Using that iron sight set-up I scored an average of 4.5” five rounds groups off of game. Since the Henry Big Boy Steel comes ready to mount a scope, I mounted a Weaver K6. Using the scope, the rifle scored a 2.5” ten round group at 100 yards off bags. Appreciating the accuracy, but abhorring the abomination that is glass on a traditional lever gun, I removed the scope, taking no pictures and hiding my shame.
Although I was surprised by the caliber, I wasn’t surprised by the quality or the performance of the rifle. Henry has turned out another classic with the Big Boy Steel, this one in an outstanding caliber.

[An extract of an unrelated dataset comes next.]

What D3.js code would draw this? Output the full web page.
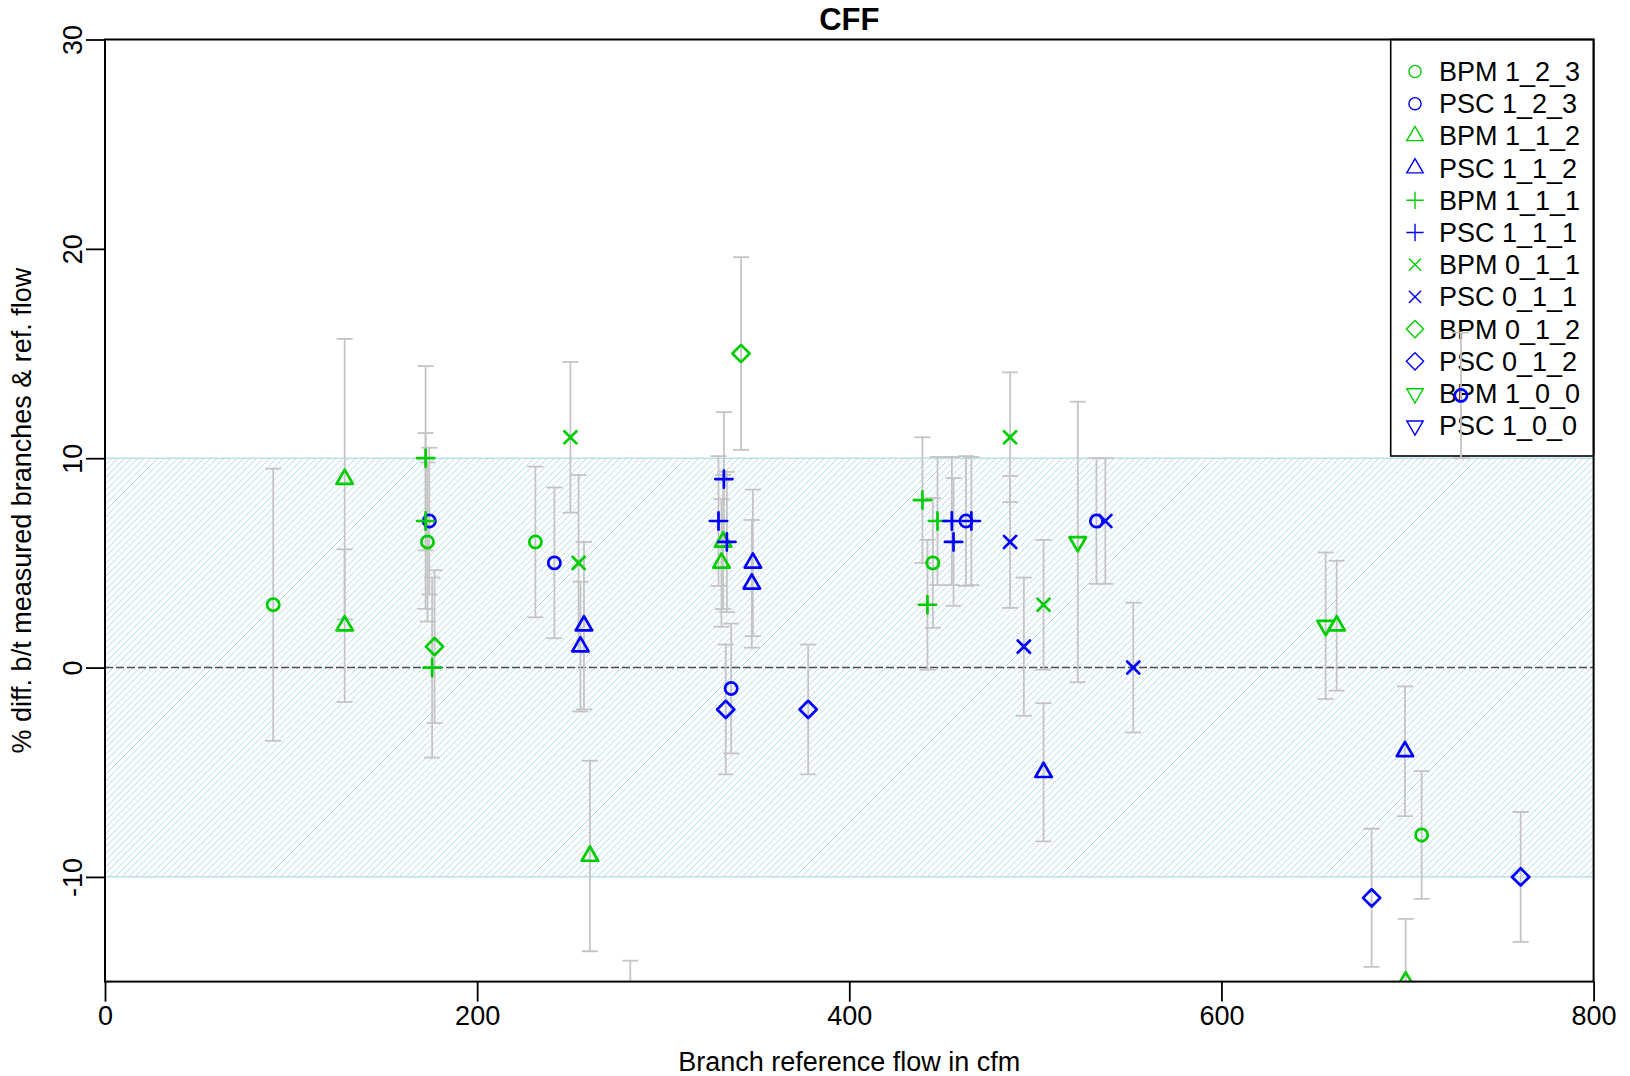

Specifications – Henry Big Boy Steel:
Caliber: .41 Magnum
Capacity: 10 rounds
Length: 37.5 inches
Barrel length: 20 inches
Weight: 7 lbs.
Ratings (out of five stars):
Style * * * *
I’d partial to the brass receiver and octagon barrels of the Golden Boy and Silver series. This steel version is actually a little lighter and has the working gun look many people prefer. The fit and finish is very good, and the wood to metal fit is perfect. Nothing gleams or shines, but it’s not meant to.
Reliability * * * * *
Zero issues whatsoever, in any round, in any way.
Accuracy * * * *
Good with iron sights and better with glass. At 100 yards, a competent shooter will be able to put it in the breadbasket of game without a challenge. On the downside, if you miss, you can’t blame the rifle.
Overall * * * *
A great gun in an easy shooting magnum caliber; 10 rounds of .41 Magnum moving at 1,700fps is nothing to sneeze at. Easy to move around, infinitely reliable and powerful enough to take thin skinned game at 100 yards. A star off for the good, but not great accuracy, and good but, not great wood.